Google plays down Microsoft search plans

A Google executive downplayed the looming threat of search competition from Microsoft, saying his company doesn't expect to see a credible product from the software giant for years.

"Rather than worry about some big promise coming down five years from now, we need to focus on innovation now," Salar Kamangar, product development director at Google, said Wednesday on a panel at Stanford Business School's first annual technology conference in the US.

His comments came only a week after Microsoft's MSN outlined plans for its own next-generation Internet search engine, the first version of which will launch later this year. The company also is developing search technology for Longhorn, the next version of the Windows operating system, which will allow people to search documents, as well as various applications like e-mail and the Web, all from their desktop. Plans for Longhorn are slated to come to fruition in 2006.

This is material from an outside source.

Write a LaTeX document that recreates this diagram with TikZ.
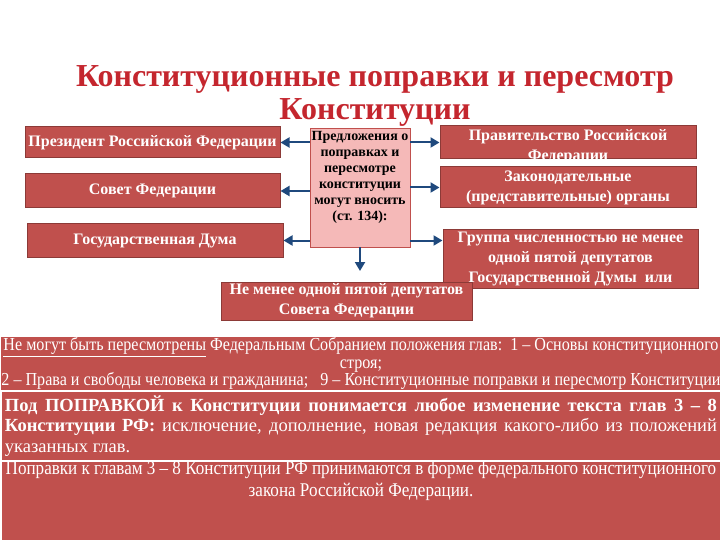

Meanwhile, Google is making a play of its own for desktop search. Late last year, it began testing a desktop search application that lets people find information from the Internet without a Web browser. The company also recently announced that it will offer free, Web-based e-mail, a move that some industry watchers say is just a step away from a Google desktop service.

"Will Google's new, free e-mail system, Gmail, be just the first of many things we'll see in a new Google desktop? If so, Microsoft could have a lot more to worry about than just Web search," search engine pundit Danny Sullivan wrote in his Search Engine Watch newsletter this week.

At the conference, Kamangar, who helped write the first business plan for Google in 1999, talked about the company's innovation in personalisation, localised search and advertising. He also used his time on the panel to talk about Google's benefits over rivals. One of his comments was aimed specifically at undercutting rival Yahoo. He said that Google does not collect payment from companies for inclusion in its search index -- a service called paid inclusion that Yahoo recently re-launched for advertisers.

"It's important to us not to mix paid information with the Web index," Kamangar said.

Later in the conference, Yahoo's vice president of search, Tim Cadogan, described his company's paid inclusion program as an "insurance policy" for Web operators to ensure they're in the database, but it by no means insures their position in results.

Switching gears, Google was asked by panel moderator Jim Pitkow, CEO of news search company Moreover Technologies, about its long-held position against becoming a Web portal, following the introduction of portal-like services such as home-page publishing and free e-mail.

Kamangar replied by saying that Google is not a closed environment while portals are--the company drives people to other publishers' content and services, not its own. "Google's not a portal," he said.